I would rather you let the market show you its hand, to show you signs of weakness before you take a short trade. You can use multiple timeframe analysis to help you.
For example, if you’ve seen a strong move into resistance on a Daily timeframe, you’ll go down to the lower timeframe, let’s say the 2-Hour time frame.
You’ll notice on the 2-Hour timeframe, as the price approaches resistance, you should see a series of higher highs and higher lows. That’s most likely the case.
And you don’t want to be shorting just yet because you can still see a series of higher highs and higher lows.

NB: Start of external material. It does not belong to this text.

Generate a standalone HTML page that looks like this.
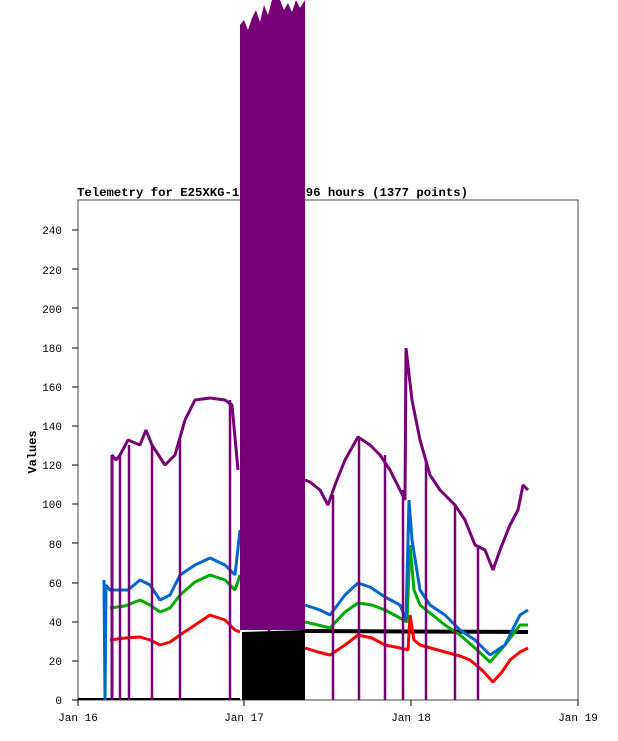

Let the market show signs of weakness which will look like a series of lower highs and lower lows. Only then, you can consider taking a short trade. Now there’s a much higher probability of the price reversing lower from there.
So the third technique is to let the market show signs of strength or weakness, depending on your trading direction.
4. Set proper stop loss
Traders often set stops below supports, or above resistance and they wonder why they keep getting stopped out.
Look at your chart. Notice how often the price trades below support then get rejected before going up higher?
How often does the price trades above resistance, get rejected and then comes down lower?
That’s a phenomenon that happens regularly.
This means that if you put your stop loss just beyond this level, you’re asking to get stop hunted.
What’s the solution? You want to set your stops away from the market structure.
For example, if you’re long at support, don’t put your stop loss just below support.
Give it some buffer like 1 ATR below support. This way, even if the market were to reverse lower and hit the lows of support, your stop loss will not be hit.
You’ll still be in the trade unless the price hits down lower and really penetrates deep into support. Then that’s probably where the support is really broken, and you should be out of the trade.
So give your stops some buffer. I used 1 ATR above resistance and 1 ATR below support.
Those are the 4 techniques that you can use to help you avoid losses in trading.
I’ve come towards the end of today’s episode and with that said, I’ll talk to you soon.